** begin Records for the exercise **

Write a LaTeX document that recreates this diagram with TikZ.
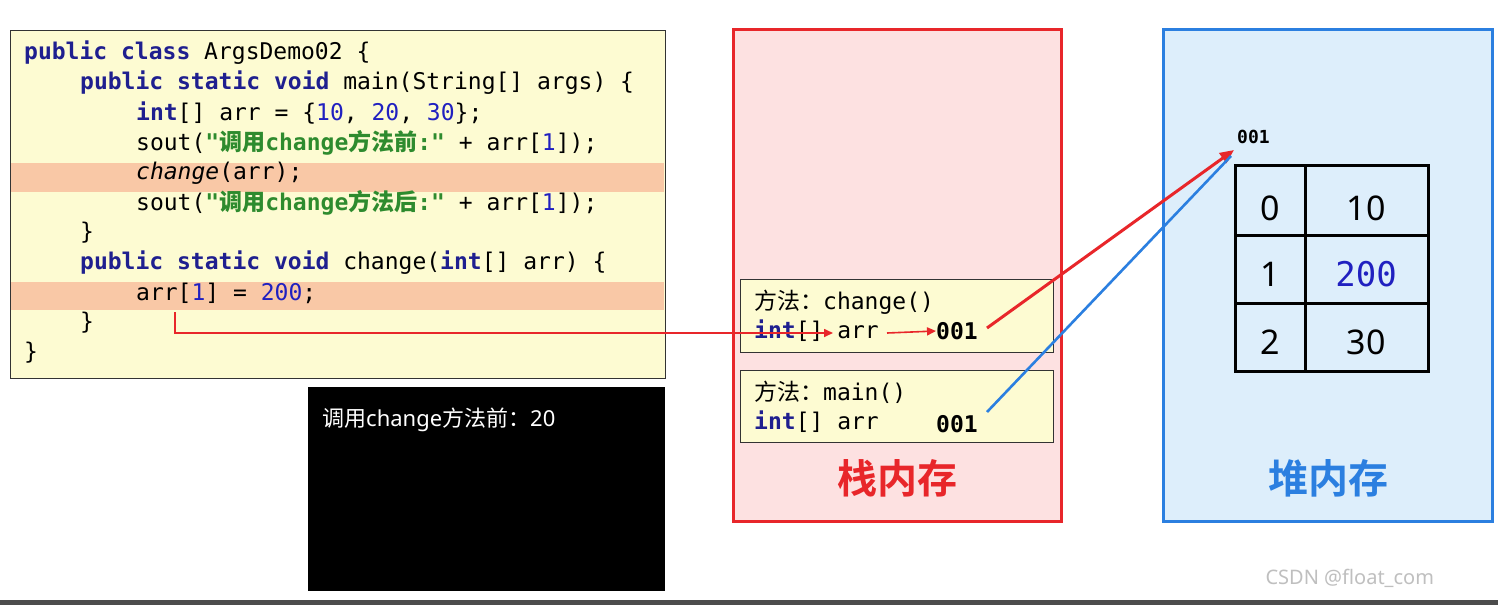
\documentclass[tikz,border=0pt]{standalone}
\usepackage{fontspec}
\setmainfont{Noto Sans}
\setmonofont{DejaVu Sans Mono}
\newfontfamily\cjk{Noto Sans CJK SC}
\newfontfamily\cjkb{Noto Sans CJK SC Bold}
\usetikzlibrary{arrows.meta}
\definecolor{kw}{HTML}{1F1F8F}
\definecolor{num}{HTML}{2020C0}
\definecolor{str}{HTML}{2E8B2E}
\definecolor{codebg}{HTML}{FDFBD2}
\definecolor{hl}{HTML}{F9C8A6}
\definecolor{stackbg}{HTML}{FDE1E1}
\definecolor{heapbg}{HTML}{DDEEFB}
\definecolor{myred}{HTML}{E8262A}
\definecolor{myblue}{HTML}{2B7FE0}
\newcommand{\K}[1]{\textbf{\textcolor{kw}{#1}}}
\newcommand{\N}[1]{\textcolor{num}{#1}}
\newcommand{\Sx}[1]{\textcolor{str}{\textbf{#1}}}
\newcommand{\C}[1]{{\cjk #1}}
\newcommand{\CB}[1]{{\cjkb #1}}
\begin{document}
\begin{tikzpicture}[x=1pt,y=-1pt,
  code/.style={anchor=west,inner sep=0pt,font=\ttfamily\fontsize{23}{23}\selectfont},
  frame/.style={draw=black!80,line width=1.2pt,fill=codebg},
  redline/.style={draw=myred,line width=1.6pt},
  blueline/.style={draw=myblue,line width=2.6pt}]
\useasboundingbox (0,0) rectangle (1498,605);
\fill[white] (0,0) rectangle (1498,605);
% code box
\node[frame,minimum width=655pt,minimum height=348pt,anchor=north west,inner sep=0pt] (codebox) at (10,30) {};
\fill[hl] (11,163) rectangle (664,192);
\fill[hl] (11,282) rectangle (664,310);
\node[code] (l1) at (24,53) {\K{public} \K{class} ArgsDemo02 \{};
\node[code] (l2) at (80,83) {\K{public} \K{static} \K{void} main(String[] args) \{};
\node[code] (l3) at (136,113) {\K{int}[] arr = \{\N{10}, \N{20}, \N{30}\};};
\node[code] (l4) at (136,143) {sout(\Sx{"\CB{调用}change\CB{方法前}:"} + arr[\N{1}]);};
\node[code] (l5) at (136,173) {\textit{change}(arr);};
\node[code] (l6) at (136,203) {sout(\Sx{"\CB{调用}change\CB{方法后}:"} + arr[\N{1}]);};
\node[code] (l7) at (80,233) {\}};
\node[code] (l8) at (80,263) {\K{public} \K{static} \K{void} change(\K{int}[] arr) \{};
\node[code] (l9) at (136,293) {arr[\N{1}] = \N{200};};
\node[code] (l10) at (80,323) {\}};
\node[code] (l11) at (24,353) {\}};
% console
\node[fill=black,minimum width=357pt,minimum height=204pt,anchor=north west,inner sep=0pt] (console) at (308,387) {};
\node[code,text=white,font=\fontsize{22}{22}\selectfont] (out) at (322,420) {\C{调用}change\C{方法前：}20};
% stack
\node[draw=myred,line width=3pt,fill=stackbg,minimum width=328pt,minimum height=492pt,anchor=north west,inner sep=0pt] (stack) at (732,28) {};
\node[frame,minimum width=313pt,minimum height=73pt,anchor=north west,inner sep=0pt] (f1) at (740,279) {};
\node[frame,minimum width=313pt,minimum height=72pt,anchor=north west,inner sep=0pt] (f2) at (740,370) {};
\node[code] (f1a) at (754,302) {\C{方法：}change()};
\node[code] (f1b) at (754,331) {\K{int}[] arr};
\node[code] (f1c) at (936,331) {\textbf{001}};
\node[code] (f2a) at (754,392) {\C{方法：}main()};
\node[code] (f2b) at (754,422) {\K{int}[] arr};
\node[code] (f2c) at (936,424) {\textbf{001}};
\node[text=myred,font=\cjkb\fontsize{40}{40}\selectfont] (stl) at (897,478) {栈内存};
% heap
\node[draw=myblue,line width=3pt,fill=heapbg,minimum width=329pt,minimum height=492pt,anchor=north west,inner sep=0pt] (heap) at (1162,28) {};
\node[code,font=\ttfamily\bfseries\fontsize{18}{18}\selectfont] (addr) at (1237,137) {001};
\draw[line width=3pt] (1235,165) rectangle (1428,371);
\draw[line width=3pt] (1305,165) -- (1305,371) (1235,235) -- (1428,235) (1235,303) -- (1428,303);
\begin{scope}[every node/.style={font=\fontsize{34}{34}\selectfont}]
\node (i0) at (1270,208) {0};
\node (v0) at (1366,208) {10};
\node (i1) at (1270,274) {1};
\node[text=num,font=\ttfamily\fontsize{34}{34}\selectfont] (v1) at (1366,274) {200};
\node (i2) at (1270,342) {2};
\node (v2) at (1366,342) {30};
\end{scope}
\node[text=myblue,font=\cjkb\fontsize{40}{40}\selectfont] (hpl) at (1328,478) {堆内存};
% arrows
\coordinate (s0) at (175,312);
\coordinate (s1) at (175,333);
\coordinate (s2) at (833,333);
\draw[redline,-{Triangle[length=9pt,width=8pt]}] (s0) -- (s1) -- (s2);
\coordinate (a0) at (887,333);
\draw[redline,-{Triangle[length=9pt,width=8pt]}] (a0) -- (f1c.west);
\coordinate (r0) at (987,328);
\coordinate (r1) at (1234,150);
\draw[draw=myred,line width=3pt,-{Triangle[length=14pt,width=12pt]}] (r0) -- (r1);
\coordinate (b0) at (987,412);
\draw[blueline] (b0) -- (1231,156);
% watermark
\node[text=black!25,font=\fontsize{20}{20}\selectfont,anchor=west] (wm) at (1262,578) {CSDN @float\_com};
\fill[black!70] (0,600) rectangle (1498,605);
\end{tikzpicture}
\end{document}
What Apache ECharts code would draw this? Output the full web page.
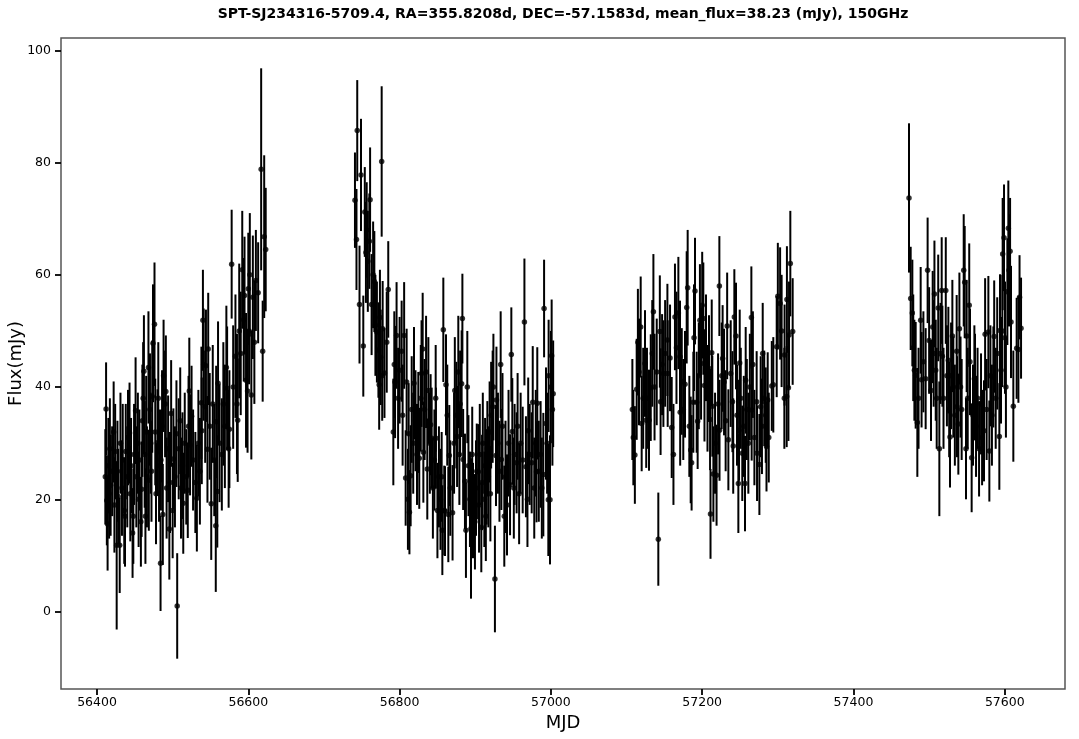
<!DOCTYPE html>
<html>
<head>
<meta charset="utf-8">
<script src="https://cdn.jsdelivr.net/npm/echarts@6/dist/echarts.min.js"></script>
<style>
    html, body { margin: 0; padding: 0; background: #fff; }
    #chart { width: 1079px; height: 739px; }
</style>
</head>
<body>
<div id="chart"></div>
<script>
// values, one block per observing season
var mjd1 = [
    56411,56412,56413,56414,56415,56416,56417,56418,56420,56422,
    56423,56424,56426,56427,56428,56430,56431,56433,56434,56436,
    56437,56438,56440,56441,56443,56444,56445,56447,56448,56449,
    56451,56452,56454,56455,56456,56458,56459,56460,56461,56462,
    56463,56464,56465,56466,56468,56468.5,56470,56471,56472,56473,
    56474,56476,56477,56478,56480,56481,56482,56484,56484.5,56486,
    56487,56488,56490,56491,56492,56494,56495.6,56496.5,56498,56500,
    56501,56503,56505,56506,56508,56510,56511,56513,56514,56516,
    56518,56520,56521,56522,56523,56525,56527,56530,56532,56534,
    56536,56538,56538.5,56540,56541,56543,56544,56546,56547,56549,
    56551,56553,56555,56557,56557.5,56559,56560,56562,56565,56567,
    56569,56571,56572,56574,56575,56578,56580,56583,56585,56586,
    56588,56590,56592,56594,56595,56597,56599,56600,56601,56602,
    56604,56606,56608,56610,56613,56617,56619,56621,56623
];
var flux1 = [
    24,36.1,19.8,15.6,26,21,29,22.5,25,32,
    19,28.5,11.8,25,20.5,11.8,30,22,27,18,
    17,28.5,24,31,31.8,21,26,14,17,28,
    35.8,24,30,20,27,16,21.8,34,38,42.8,
    28,17,32,24,43.5,23.4,36,30,25,38.3,
    47.8,51.2,32,21,30.1,38,26,8.6,27,33,
    17.3,42,37,39.2,22,29,14.7,23,35.3,18,
    27.2,24,31.7,1,29,34,22,26,19.3,30,
    24,21.6,33,39.3,29.7,34.8,27,23,20.2,30,
    25,37.2,32.2,51.9,44,36.5,43.8,28.9,46.8,33,
    19.2,37,27,15.3,33.8,21.4,40.7,30,28,37,
    33,43.5,39.8,29,32.5,61.9,40,45.5,37,34.1,
    50,46,60.9,52,56.3,41.2,39.3,57.5,50,60,
    38.6,56,48,59,56.8,78.8,46.4,66.8,64.5
];
var err1 = [
    8.5,8.3,8,8.3,8.5,8,9,9,8,9,
    8.5,8.5,15,9,8.5,8.5,9,8.5,10,9.5,
    9,8.5,9,8.5,9,8.5,8.5,8,8.5,9,
    9.5,9,9,8.5,9,8,8.5,10,10,10,
    9.5,8.5,10,9,10,9,10,9,9,10,
    10.5,11,9.5,9,9.5,10,10,8.5,9,10,
    9,10,9.5,10,9,9.5,9,9,9.5,8.5,
    9,9,9.5,9.4,9,9.5,9,9.5,9,9,
    8.5,8.5,9,9.5,9,9,9,9,9.5,9.5,
    9.5,10,9.5,9,10,10,10,9.5,10,9.5,
    10,10.5,10,11.8,10,10,11,10.5,10,11,
    11,11,11,10.5,10.5,9.7,11,11,12.5,11,
    12,11,10.5,11,10.5,12,11,10,9.5,11,
    11.5,11,11,9,9,18,9,14.5,11
];

var mjd2 = [
    56741,56743,56744,56747,56749,56752,56754,56755.5,56756.5,56758,
    56760,56761,56763,56765,56766.6,56768,56770,56772,56773,56774,
    56775,56776.3,56777,56777.6,56780,56783,56785,56791.7,56793,56794,
    56796,56798,56800,56802.7,56804,56806,56808,56809.3,56811,56812,
    56813,56814.6,56816,56818,56819,56821,56823,56824.7,56826,56828,
    56829,56830.5,56831.4,56833,56835,56836.6,56838,56840,56841,56842.4,
    56844,56846,56847.7,56848,56850,56852,56854,56855.6,56856.5,56857.8,
    56859,56860,56861.3,56863,56864.4,56865.7,56867,56870,56872,56873,
    56875,56876,56877.6,56879,56880,56882,56883,56884,56886.4,56887.7,
    56889.5,56891,56893,56894.4,56896,56897,56899.6,56901,56902,56904,
    56905,56906,56908,56909,56910,56912,56913,56914,56915,56916,
    56917.3,56919,56920,56921,56923,56924,56926,56927.4,56928,56930,
    56932,56933.6,56934.5,56936,56938.4,56940,56942,56944,56946,56947.7,
    56949,56951,56952,56954.7,56956,56958,56960,56962.7,56965,56967,
    56969,56970,56972,56974.6,56976,56978,56980,56981,56982,56984,
    56986.4,56988,56990,56991,56993.5,56995,56996.6,56997,56998.8,57000,
    57001,57002,57003
];
var flux2 = [
    73.3,66.3,85.7,54.7,77.8,47.3,71.2,64,68,62.4,
    66,73.4,54.7,60,58.8,51,49.8,46.6,40.4,52.4,
    45.3,80.2,42,50.4,42.5,48,57.4,32,44,40.9,
    49.2,38,43,46.4,35,49.2,23.8,40.9,20,31.7,
    17.7,24.2,36,30,40.7,34,28,33.7,27.3,38,
    42.4,46.8,28.4,36,42.7,25.4,39.4,30,33.3,30.9,
    22,27,38,30.9,18,24,20,24,14.5,50.2,
    18,17.9,40.4,35,17.3,27.8,22,17.6,30,39.4,
    35,31.2,42.7,28,37,40.6,52.2,27.1,23.2,14.5,
    40,26,20,14.8,28,18,16,22,25,24.9,
    19,28,15,23,30,20,26,17,24,29,
    24,32,21,35,36.5,40,5.8,27.8,37.7,30,
    25,44,27.1,33,17,24,19,30,22.6,45.8,
    32.1,22,28,26.5,33,21,30,27,51.6,25.8,
    20,32.2,28,26.5,37.3,22,30,24.9,37.1,25,
    28,22,24.4,54,33.5,30,19.9,42,19.9,40,
    45.6,36,38.8
];
var err2 = [
    8.5,9,9,10.5,10,9,8,9,8.5,9,
    8.5,9.3,9,9.5,9,9,9,8.5,8,8.5,
    8.5,13.4,8,8.5,8,9,8.6,9.5,9.5,10,
    9.5,9,9.5,9,9,9.5,8.5,9.5,9,9,
    7.5,9,9.5,9,10,9,9,9,9,9.5,
    9.5,10,9,9,10,9,9.5,9,9,9,
    9,9,9.5,9,8.5,9,9,8,8,9.3,
    8,8,9,9,8.5,9,8.5,8.5,9,9.5,
    9.5,9,10,9,9.5,9.5,8,9,8.5,8.5,
    10,9,8.5,12.5,8.5,8.5,8.5,8.5,8.5,8.5,
    8.5,9,8,8.5,9,8.5,8.5,8,8.5,8.5,
    9,9,8.5,9.5,10,9.5,9.5,9,9.5,9,
    9,9.5,9,9.5,9,10,9,9.5,9,8.4,
    9.5,9,9,9,9.5,9,9,9.5,11.3,9,
    8.5,9.5,9,9,10,9,9.5,9,10,9,
    9.5,9,11,8.7,10,9,10,10,11.5,10,
    10,10,9.5
];

var mjd3 = [
    57107.7,57109,57111,57113.4,57115,57116.5,57118.7,57120,57122,57124.4,
    57126,57127,57129.7,57132,57134,57135.5,57137,57139.9,57142,57144,
    57145,57147,57148.7,57151,57154,57154.4,57157.5,57159.7,57162,57164,
    57166,57168.5,57170.7,57170.9,57173,57175,57177.3,57179.5,57180.8,57183,
    57184.8,57186,57188.3,57189.2,57190.5,57192.7,57194,57195.5,57197,57198.5,
    57200,57201.5,57203,57205,57207,57209,57210.4,57211,57212.6,57213.4,
    57214.8,57217,57219,57221,57222.7,57222.9,57225.8,57227,57228.9,57231,
    57233,57234.6,57237.7,57240,57241,57242.5,57244.7,57246,57247.8,57248.7,
    57249.6,57251,57253,57255,57256.6,57257.5,57259,57261,57263,57265,
    57265.4,57267,57269,57272,57272.5,57275.6,57277.3,57279,57280,57282,
    57284,57285,57286.6,57288,57292,57294,57298.5,57300,57303,57305,
    57308.6,57308.9,57311.7,57312,57314,57314.8,57316.5,57319.6
];
var flux3 = [
    36,31,27.9,39.6,48,42.7,50.7,33.5,38,44.2,
    34.1,38,34.1,39.9,46,53.4,40,42.7,12.9,49.9,
    37.4,44,42.4,46,48.4,42.4,45.2,32.8,28,52.5,
    47,53.2,45.4,35.5,41,36,40.5,54.2,57.7,33,
    28.8,26.5,37.3,48.8,57.1,37.3,33.9,42,51.9,44.2,
    54.6,52.2,40.3,47,38,43.3,34.2,17.4,46.1,36.6,
    24.5,30,24.3,37,58,32.3,42,45.1,40.9,34,
    50.9,30.6,42.4,37.4,29.5,52.5,49.1,35,22.8,32.3,
    44.3,38,28.2,33,22.8,41.2,36,30,40,52.4,
    35.9,44,31,37.4,28.2,26.2,36.5,33,46,38,
    35,29.4,37.7,31,40.2,40.4,47.2,56.2,54.9,50,
    38,45.7,38.3,55.6,39.9,49.3,62,49.9
];
var err3 = [
    9,8.5,8.7,9,9.5,9.5,9,8.5,9,9.5,
    8.5,9,9,9.5,9.5,10.3,9.5,9.5,8.3,10,
    9.5,9,9.5,9.5,10,9.5,9.5,9,9,9.5,
    10,10,10,9.5,9.5,9,9.5,10,10.3,9,
    9.5,8.5,9,9.5,9.5,9,8.5,9.5,10,10,
    9.5,10,10,9.5,9.5,9.5,9,8,9.5,9,
    8.5,9,9,9,8.9,9,9.5,9.5,9.5,9,
    9.5,9,9.5,9,8.5,8.5,9.5,9,8.8,9,
    9.5,9,8.5,9,8.5,9.5,9,9,9.5,9.1,
    9,9.5,8.5,9,8.5,9,9,8.5,9,8.5,
    8.5,8,8.5,8,8,8.5,9,9.5,10,10,
    9,9,9,9.5,9.5,9.5,9.4,9.5
];

var mjd4 = [
    57473.4,57475.6,57477.8,57479,57480.5,57482.2,57484.4,57486,57488.8,57490,
    57492.4,57495.4,57498,57500,57502.5,57504.7,57506,57507,57508.7,57510,
    57512,57513.5,57515,57516.6,57517.5,57519,57522,57523.5,57525.4,57526.5,
    57527.6,57529,57530.7,57532,57534,57536.4,57536.8,57538.6,57540,57541.5,
    57543,57545.7,57547,57548.7,57549.6,57551,57553,57554,57556.2,57558,
    57559.8,57560.6,57562,57564,57566,57568.6,57570,57572.5,57574,57576,
    57578.3,57579.6,57581,57583,57584.9,57586,57588,57590,57592.8,57593.7,
    57595,57596.8,57597.2,57599,57600.3,57601.5,57603.4,57604.7,57605.6,57607,
    57608.2,57611.3,57615.7,57618,57619.5,57621.5
];
var flux4 = [
    73.7,55.8,53.2,47,43,42.1,33.7,38,51.9,41.3,
    44.5,41.5,60.8,48.3,39.4,50.7,46,56.6,43,38,
    54.1,29,46,57.2,45.5,38,57.2,42,44.8,36,
    31.1,42,49.1,40,35,46.4,36.5,33.4,50.4,40,
    36,60.8,58.7,29,49.1,38,54.6,44.5,27.4,35,
    41.5,40,33,38,29,37,31,32.2,49.4,36,
    49.8,28.6,42,35,41.8,49,38,46,31.2,50.1,
    43,50,63.7,66.6,48.8,40,57,68.3,60.8,64.2,
    51.6,36.6,46.9,46.7,56,50.5
];
var err4 = [
    13.3,9.2,9.5,9.5,9,9.5,9.7,9,9.5,8.5,
    9,9,9.4,9.5,9,10,9.5,9.5,9,9,
    9.5,12,9,9.5,9,9,9.5,9,9.5,8.5,
    9,9.5,10,9,9,10,9,9,10,9,
    9,10,10,9,10,9,11,9.5,9.7,9,
    9.5,9.5,9,9,8.5,9,8.5,9,10,9,
    10,9,9,9,9,10,9,10,9.5,10,
    9.5,10,10,9.5,10,9,9.5,8.5,10,9.5,
    10,9.9,9,9.5,7.5,9
];

var xTicks = [56400, 56600, 56800, 57000, 57200, 57400, 57600];
var yTicks = [0, 20, 40, 60, 80, 100];

var mjd = mjd1.concat(mjd2, mjd3, mjd4);
var flux = flux1.concat(flux2, flux3, flux4);
var fluxErr = err1.concat(err2, err3, err4);

var points = mjd.map(function (m, i) {
    return [m, flux[i], fluxErr[i]];
});

var myChart = echarts.init(document.getElementById('chart'));

var font = '"DejaVu Sans", sans-serif';

var option = {
    animation: false,
    backgroundColor: '#fff',
    title: {
        text: 'SPT-SJ234316-5709.4, RA=355.8208d, DEC=-57.1583d, mean_flux=38.23 (mJy), 150GHz',
        left: 558,
        top: 2,
        textAlign: 'center',
        textStyle: { fontFamily: font, fontSize: 14, fontWeight: 'bold', color: '#000' }
    },
    grid: {
        left: 61, right: 14, top: 38, bottom: 50,
        outerBoundsMode: 'none',
        show: true, borderColor: '#555', borderWidth: 1.5
    },
    xAxis: {
        type: 'value',
        min: 56352.4,
        max: 57679.6,
        name: 'MJD',
        nameLocation: 'middle',
        nameGap: 25,
        nameTextStyle: { fontFamily: font, fontSize: 18, color: '#000' },
        splitLine: { show: false },
        axisLine: { show: false, onZero: false },
        axisTick: { customValues: xTicks, length: 6, lineStyle: { color: '#000', width: 1.8 } },
        axisLabel: {
            customValues: xTicks,
            margin: 7,
            fontFamily: font,
            fontSize: 12.5,
            color: '#000',
            formatter: function (value) { return String(value); }
        }
    },
    yAxis: {
        type: 'value',
        min: -13.8,
        max: 102.2,
        name: 'Flux(mJy)',
        nameLocation: 'middle',
        nameGap: 36,
        nameMoveOverlap: false,
        nameTextStyle: { fontFamily: font, fontSize: 18, color: '#000' },
        splitLine: { show: false },
        axisLine: { show: false, onZero: false },
        axisTick: { customValues: yTicks, length: 6, lineStyle: { color: '#000', width: 1.8 } },
        axisLabel: {
            customValues: yTicks,
            margin: 10,
            fontFamily: font,
            fontSize: 12.5,
            color: '#000',
            formatter: function (value) { return String(value); }
        }
    },
    series: [
        {
            // error bars
            type: 'custom',
            data: points,
            silent: true,
            encode: { x: 0, y: 1 },
            renderItem: function (params, api) {
                var x = api.value(0);
                var y = api.value(1);
                var e = api.value(2);
                var top = api.coord([x, y + e]);
                var bottom = api.coord([x, y - e]);
                return {
                    type: 'line',
                    shape: { x1: top[0], y1: top[1], x2: bottom[0], y2: bottom[1] },
                    style: { stroke: '#000', lineWidth: 2 }
                };
            }
        },
        {
            type: 'scatter',
            data: points,
            symbol: 'circle',
            symbolSize: 5.5,
            silent: true,
            itemStyle: { color: '#000' },
            encode: { x: 0, y: 1 }
        }
    ]
};

myChart.setOption(option, true);
</script>
</body>
</html>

** end Records for the exercise **

Out of the records, collect only those lines that contain the string "draw".

  frame/.style={draw=black!80,line width=1.2pt,fill=codebg},
  redline/.style={draw=myred,line width=1.6pt},
  blueline/.style={draw=myblue,line width=2.6pt}]
\node[draw=myred,line width=3pt,fill=stackbg,minimum width=328pt,minimum height=492pt,anchor=north west,inner sep=0pt] (stack) at (732,28) {};
\node[draw=myblue,line width=3pt,fill=heapbg,minimum width=329pt,minimum height=492pt,anchor=north west,inner sep=0pt] (heap) at (1162,28) {};
\draw[line width=3pt] (1235,165) rectangle (1428,371);
\draw[line width=3pt] (1305,165) -- (1305,371) (1235,235) -- (1428,235) (1235,303) -- (1428,303);
\draw[redline,-{Triangle[length=9pt,width=8pt]}] (s0) -- (s1) -- (s2);
\draw[redline,-{Triangle[length=9pt,width=8pt]}] (a0) -- (f1c.west);
\draw[draw=myred,line width=3pt,-{Triangle[length=14pt,width=12pt]}] (r0) -- (r1);
\draw[blueline] (b0) -- (1231,156);
What Apache ECharts code would draw this? Output the full web page.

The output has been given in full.